MARC CHASE: Preventing urban terror begins in the home

2014-02-06T00:00:00Z MARC CHASE: Preventing urban terror begins in the homeMarc Chase, (219) 662-5330
February 06, 2014 12:00 am  • 

Have you validated your children's feelings lately? Do you listen to them, speak with them about what they're doing at school, with friends or during hours when you're not around?

If you believe Patrick Sabaitis on this issue, you better start having answers to these questions — especially if you live in the region's urban core. If you don't, there's a good chance your children will be indoctrinated into a local terrorist organization.

Sabaitis, of Hammond, knows all too well. He used to prey upon kids who lacked engagement at home, who felt dejected or even hated their parents. He would offer them a place in the world by recruiting such kids into the Almighty Latin Kings street gang.

In a recent column in The Times, Sabaitis very aptly described street gangs as terrorist organizations, in which children — our children — are taught to steal, kill, sell drugs and evade police.

Take a look at the Hammond federal court docket, and you'll see just how real these terrorist organizations have become in Northwest Indiana, with their guns, drugs and body counts.

Sabaitis left gang life years ago and now uses his street knowledge to help reform gang kids — or keep them away from gangs in the first place.

But there was a time when he harnessed that knowledge into the recruitment of gang members —actively seeking out city kids from the weakest or most vulnerable or turbulent family structures.

Most parents — urban, rural, white, black or otherwise — can be counted among the guilty in parental blunders.

Sometimes we don't listen to our kids. Sometimes we're too busy, tired or annoyed. I've blown off my 10-year-old sons before at the end of a busy day or in the early morning hours sprinting to get ready for work. I always feel badly about it later.

I can only imagine the distractions parents living in the urban core face, sometimes wondering from where the next meal, paycheck or general source of survival will come.

It's under conditions like these that Sabaitis' former self thrived. It's where countless recruiters for today's street gangs continue to do their finest work, luring children into the fold of gang families that will listen to them — provided they shoot dead whomever they're asked to kill or peddle drugs upon whichever street corner they're ordered.

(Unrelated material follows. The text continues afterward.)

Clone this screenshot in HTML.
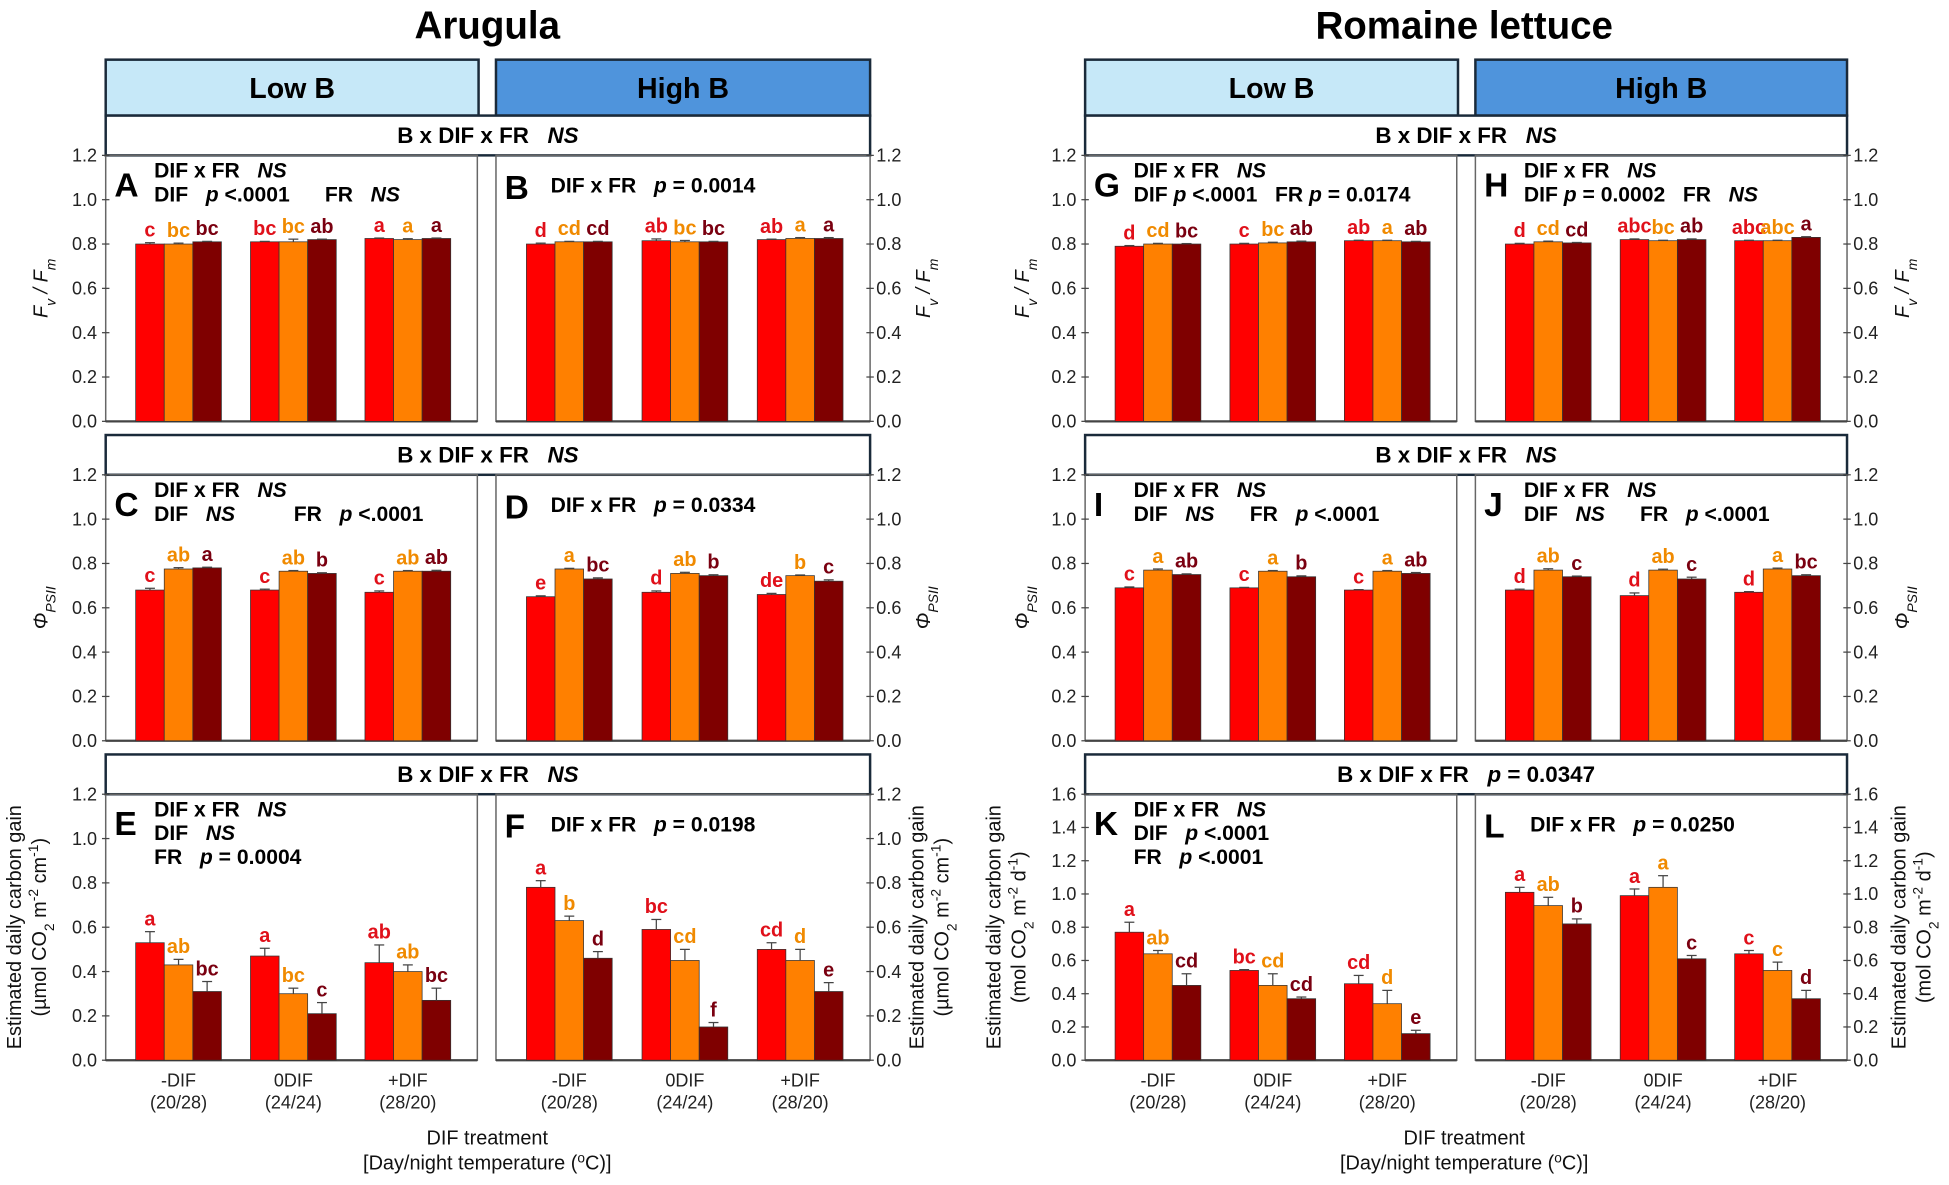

It's an absolute wake-up call to all region parents — but especially those in the urban core. At the very least, listen to your kids. Don't blow them off. Know what they're up to. Give them purpose in the family.

Otherwise, street gangs may train them to do a whole lot of things, including dying for their street families.

You don't have to take it from me, a south Lake County white guy who resides about as far from the region's urban core as possible without leaving the county.

Take it from Sabaitis. He's been there and done that. He knows the problem is more urgent — the consequences more imminent — than any foreign act of terrorism.

This is a remedy beginning in the home, not with the intervention of some government social service agency but with parents caring enough to engage their children.